Even though I know that nearly everyone is fine with Covid, doesn’t everyone still have that ‘what if I’m not fine?’ panic? I had those few minutes where I imagined becoming extremely ill and ending up on hospital or alternatively having long Covid and being unable to recover for months.
One of the good things about isolation is also one of the hardest. It’s good for my husband and kids to actually realise how much I do for the family – washing, shopping, cooking, giving lifts, looking after Hetty and the guinea pigs, emptying the dishwasher, making appointments, sorting out the bins and recycling, cleaning the bathrooms etc etc.
I felt like I spent the whole time texting reminders and requests to them all. And even though I don’t like doing most of those jobs, it’s good to have the freedom to just do them at the right time. It’s also hard to be totally reliant on other people for food, drink and medication. I had a two litre bottle of water in my room, so that helped, but it’s hard not to just be able to get the lunch and snacks I want when I want them. After a bad day on Thursday, when the kids abandoned me for too long, the two litre bottle was upgraded to a five litre one.
I missed the kids and I missed Hetty. Being with Hetty would have meant being in rooms other than my bedroom, so I didn’t go near her for days. I enjoyed watching her out the window though.
I slept really well on Thursday night and woke up feeling like a different person on Friday. Apart from a bit of congestion and fatigue, I didn’t really feel ill at all. It was 30 degrees outside and I spent a lot of time in the garden in the afternoon and evening.
I kept working the whole time I was ill, just doing slightly less than usual. I’d been looking forward to the weekend and not having to work, but then my family were out most of the day on Saturday. So it was just me, my books and iPlayer – I’ve been bingeing The Outlaws in isolation. I felt very sad and spent some of Saturday afternoon crying. It’s always my dream to have uninterrupted reading time, but not when I wanted to be doing something else!
Isolation makes Covid especially hard. As if being ill wasn’t bad enough, you have to cut yourself off from everyone else (and I know you don’t have to, but you do have to if you’ve got two kids doing exams!). And it’s the only illness where you have to keep acting like you’re ill when you feel better, because the lateral flow test tells you you’re not better.

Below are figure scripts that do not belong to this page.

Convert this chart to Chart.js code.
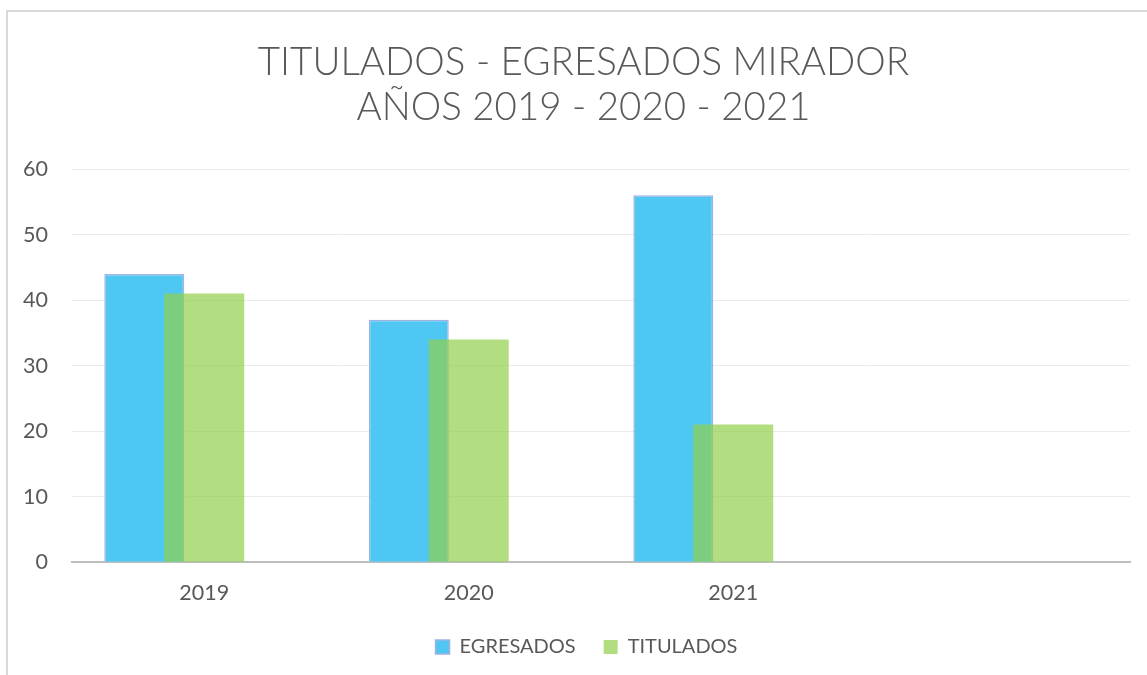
<!DOCTYPE html>
<html>
<head>
<meta charset="utf-8">
<script src="https://cdn.jsdelivr.net/npm/chart.js@4/dist/chart.umd.min.js"></script>
<style>
  html, body { margin: 0; padding: 0; background: #fff; }
  #wrap { position: relative; width: 1147px; height: 675px; }
  #frame { position: absolute; left: 6px; top: 10px; right: -4px; bottom: -4px; border-left: 2px solid #d9d9d9; border-top: 2px solid #d9d9d9; }
</style>
</head>
<body>
<div id="wrap">
  <div id="frame"></div>
  <canvas id="chart" width="1147" height="675"></canvas>
</div>
<script>
// chart data
const years = ['2019', '2020', '2021', ''];
const egresados = [44, 37, 56, null];
const titulados = [41, 34, 21, null];
const titleLines = ['TITULADOS - EGRESADOS MIRADOR', 'AÑOS 2019 - 2020 - 2021'];

const font = 'Lato, Carlito, Calibri, sans-serif';
const textColor = '#595959';

// title and legend are centred on the whole frame, not on the padded box
const shiftBlocks = {
    id: 'shiftBlocks',
    afterLayout(chart) {
        chart.titleBlock.left += 17;
        chart.titleBlock.right += 17;
        chart.legend.left += 20;
        chart.legend.right += 20;
    }
};

let ctx = document.getElementById('chart').getContext('2d');
window.myChart = new Chart(ctx, {
    type: 'bar',
    data: {
        labels: years,
        datasets: [{
            // not grouped: centred on the category and drawn over the blue bars
            label: 'TITULADOS',
            data: titulados,
            grouped: false,
            backgroundColor: 'rgba(145, 208, 76, 0.7)',
            borderWidth: 0,
            categoryPercentage: 0.907,
            barPercentage: 0.3333
        }, {
            label: 'EGRESADOS',
            data: egresados,
            backgroundColor: '#4fc7f3',
            borderColor: '#9fb2e2',
            borderWidth: 1.5,
            categoryPercentage: 0.907,
            barPercentage: 0.6667
        }, {
            // empty slot so the blue bar sits left of the category centre
            label: '',
            data: [],
            categoryPercentage: 0.907,
            barPercentage: 0.6667
        }]
    },
    options: {
        responsive: false,
        animation: false,
        layout: { padding: { left: 3, right: 17, top: 25, bottom: 8 } },
        plugins: {
            title: {
                display: true,
                text: titleLines,
                color: textColor,
                font: { family: font, size: 38.5, weight: '300', lineHeight: 1.17 },
                padding: { top: 15, bottom: 39 }
            },
            legend: {
                position: 'bottom',
                reverse: true,
                labels: {
                    color: textColor,
                    font: { family: font, size: 20 },
                    boxWidth: 14,
                    boxHeight: 14,
                    padding: 28,
                    filter: item => item.text !== ''
                }
            },
            tooltip: { enabled: false }
        },
        scales: {
            x: {
                grid: { display: false, drawTicks: false },
                border: { color: '#bfbfbf', width: 2 },
                ticks: { color: textColor, font: { family: font, size: 21.5 }, padding: 18 },
                afterFit: function (scale) { scale.height -= 15; }
            },
            y: {
                min: 0,
                max: 60,
                grid: { color: '#ebebeb', drawTicks: false },
                border: { display: false },
                ticks: { stepSize: 10, color: textColor, font: { family: font, size: 21.5 }, padding: 24 },
                afterFit: function (scale) { scale.width = 69; }
            }
        }
    },
    plugins: [shiftBlocks]
});
</script>
</body>
</html>
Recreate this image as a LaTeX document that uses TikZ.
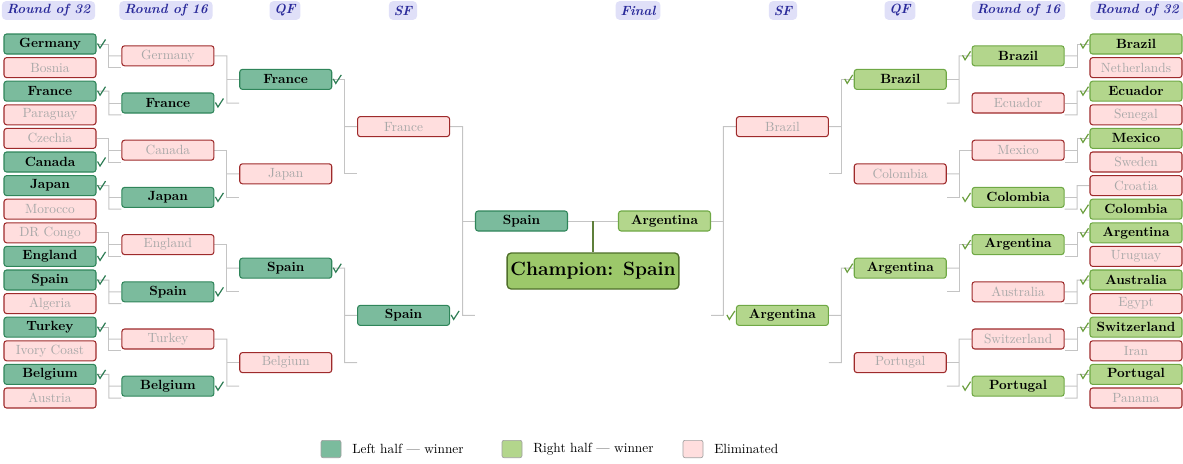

Although as there is no longer a rule about staying at home, I took myself out for a walk on Saturday afternoon and encountered precisely nobody. It made me feel happier. I felt like I could walk forever or even run, but I kept to a sensible mile.
I took another lateral flow test on Sunday. I wasn’t expecting it to be negative, but I was hoping to see that the line had faded. Although the result was slightly slower to come up this time, the line hadn’t faded AT ALL. I wasn’t happy!
So here I am, a week on from testing positive, still largely stuck in my room and still entirely avoiding my family. Fingers crossed for that negative test soon.